The extra= way of providing these works well enough, but there needs
to be a way to mark which fields are intended to go to systemd and
which not.

Another point is that many projects already use extra= to provide
detailed information with log messages. We can't expect them to rename
these fields from Pythonic names to systemd-ish all-caps fields. It's
also inconsistent looking at the other LogRecord attributes:
http://docs.python.org/library/logging#logrecord-attributes

So one approach is to provide a mapping with each logger. Since the
logger is usually a module-global object, it's well-placed to retain
this information. However, is adding attributes to logger objects too
hacky? Any alternatives?

# module context
import logging
log = logging.getLogger('module.name')
log.systemd_fields = {'ip': 'REQUEST_ADDR', 'userAgent': 'HTTP_USER_AGENT'}

# function context
def foo(request):
    log.info("Request from %s", request.ip,
             extra={'ip': request.ip, 'userAgent': request.get('User-Agent')})

And how to treat MESSAGE_ID, would it be implicitly allowed in any
logger? Do we name it "MESSAGE_ID" or "messageId" to be consistent
with other LogRecord fields?

----
2. Context data
It's important to note that most of the interesting fields come from
the caller context, not the place where the log messages are issued.
This is an area where systemd has a lot to offer: we can ask queries
like "what else happened during the processing of this request?" "What
did this user do prior to experiencing the crash?" Some context
information is already saved by systemd -- such as PID, systemd unit,
etc. Other context info can only be provided by the app itself.

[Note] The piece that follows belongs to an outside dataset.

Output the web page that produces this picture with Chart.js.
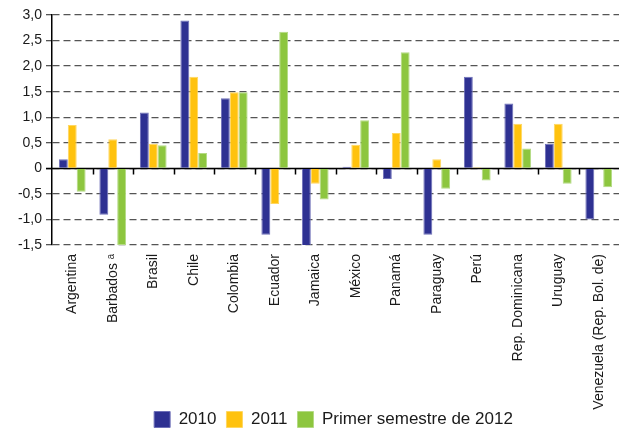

Python offers LoggerAdapter, but sadly the context they provide is
only attached to one logger. Since they add fields to the LogRecord,
the above API already suffices for them.

However, we could make this more powerful and convenient by offering
context managers and storing the data in a thread-local context. For
example, web frameworks/servers could add something like this to their
request dispatcher (obviously simplified):

def dispatch_request(request):
    context = {
        'REQUEST_URI': request.uri,
        'REQUEST_ADDR': request.ip
    }
    with journal.journal_context(context):
        handler = find_handler(request.uri)
        handler(request)

Even better if this were integrated with the logging framework, though
I'm not certain how it would be implemented. Setting "systemd_fields"
on the root logger would override any changes made by other modules.
But this mapping needs transcend beyond just one logger to be
useful... Something like:

import logging
logging.root.systemd_fields = {'ip': 'REQUEST_ADDR', 'uri': 'REQUEST_URI'}

def dispatch_request(request):
    context = {
        'uri': request.uri,
        'ip': request.ip
    }
    with journal.log_context(context):
        handler = find_handler(request.uri)
        handler(request)

----
> I've also considered abusing
> the translation substitution support in logging to put the variable
> values in into separate fields (in addition to using the composed
> string as MESSAGE=), since (1) those values are identified by a key
> for the purpose of substitution and (2) those values are generally the
> same values you'd want to use for filtering.

I'm not sure this is a good idea, since it changes even on minor
changes to the message. In any case, I think it should be evaluated
independently of Python -- if it seems like a good idea to systemd
developers, it should be documented and perhaps adopted by other
packages too, not just Python.

Regards,
Marti